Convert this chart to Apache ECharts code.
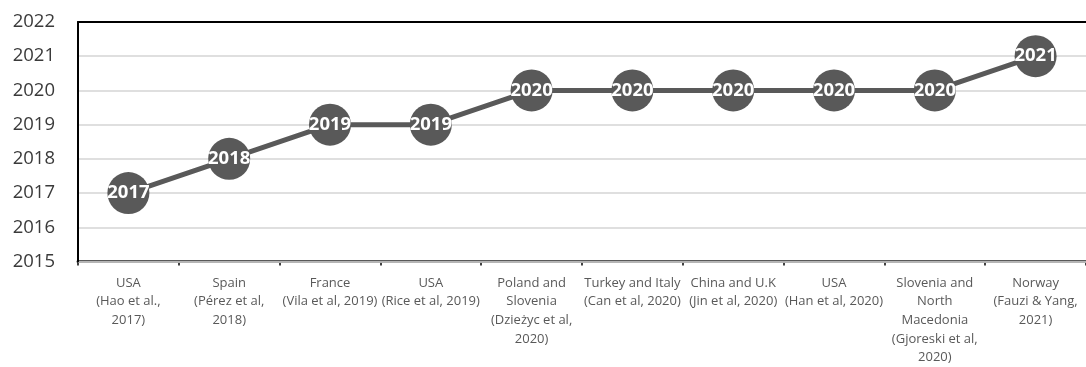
<!DOCTYPE html>
<html>
<head>
<meta charset="utf-8">
<style>
  html, body { margin: 0; padding: 0; background: #fff; }
  #chart { width: 1086px; height: 367px; }
</style>
<script src="https://cdn.jsdelivr.net/npm/echarts@6/dist/echarts.min.js"></script>
</head>
<body>
<div id="chart"></div>
<script>
// Study locations and references, in chronological order
const categories = [
  'USA\n(Hao et al.,\n2017)',
  'Spain\n(Pérez et al,\n2018)',
  'France\n(Vila et al, 2019)',
  'USA\n(Rice et al, 2019)',
  'Poland and\nSlovenia\n(Dzieżyc et al,\n2020)',
  'Turkey and Italy\n(Can et al, 2020)',
  'China and U.K\n(Jin et al, 2020)',
  'USA\n(Han et al, 2020)',
  'Slovenia and\nNorth\nMacedonia\n(Gjoreski et al,\n2020)',
  'Norway\n(Fauzi & Yang,\n2021)'
];

// Publication year of each study
const years = [2017, 2018, 2019, 2019, 2020, 2020, 2020, 2020, 2020, 2021];

// Y axis range
const yMin = 2015;
const yMax = 2022;

const chart = echarts.init(document.getElementById('chart'), null, { renderer: 'canvas' });

chart.setOption({
  animation: false,
  backgroundColor: '#ffffff',
  grid: { left: 78, right: -8, top: 22, bottom: 102, containLabel: false },
  xAxis: [{
    type: 'category',
    data: categories,
    boundaryGap: true,
    axisLine: { show: true, onZero: false, lineStyle: { color: '#595959', width: 3 } },
    axisTick: { show: true, length: 4, lineStyle: { color: '#404040', width: 2 } },
    axisLabel: {
      interval: 0,
      margin: 12,
      color: '#595959',
      fontFamily: 'Open Sans',
      fontSize: 13,
      lineHeight: 18.7,
      align: 'center'
    },
    splitLine: { show: false }
  }, {
    // plain top border of the plot
    type: 'category',
    position: 'top',
    data: categories,
    z: 5,
    axisLine: { show: true, onZero: false, lineStyle: { color: '#000000', width: 2 } },
    axisTick: { show: false },
    axisLabel: { show: false },
    splitLine: { show: false }
  }],
  yAxis: {
    type: 'value',
    min: yMin,
    max: yMax,
    interval: 1,
    z: 4,
    axisLine: { show: true, lineStyle: { color: '#000000', width: 2 } },
    axisTick: { show: false },
    axisLabel: {
      margin: 23,
      color: '#3a3a3a',
      fontFamily: 'Open Sans',
      fontSize: 18.5,
      formatter: (v) => String(v)
    },
    splitLine: { show: true, lineStyle: { color: '#d4d4d4', width: 1.5 } }
  },
  series: [{
    type: 'line',
    data: years,
    symbol: 'circle',
    symbolSize: 42,
    lineStyle: { color: '#595959', width: 5 },
    itemStyle: { color: '#595959' },
    label: {
      show: true,
      position: 'inside',
      color: '#ffffff',
      fontFamily: 'Open Sans',
      fontWeight: 'bold',
      fontSize: 18.5
    },
    z: 6
  }]
});
</script>
</body>
</html>
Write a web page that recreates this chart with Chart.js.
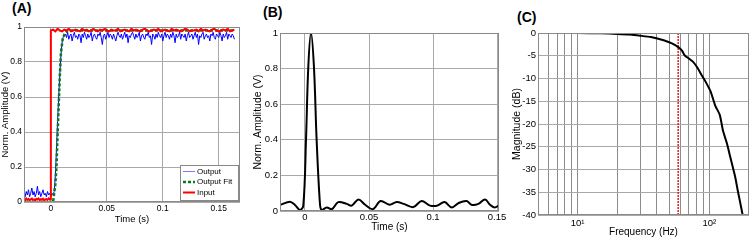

* **Problem statement**: Search the records for the word "this", then list every line that has it.

* **Final result**:
Convert this chart to Apache ECharts code.
Write a web page that recreates this chart with Chart.js.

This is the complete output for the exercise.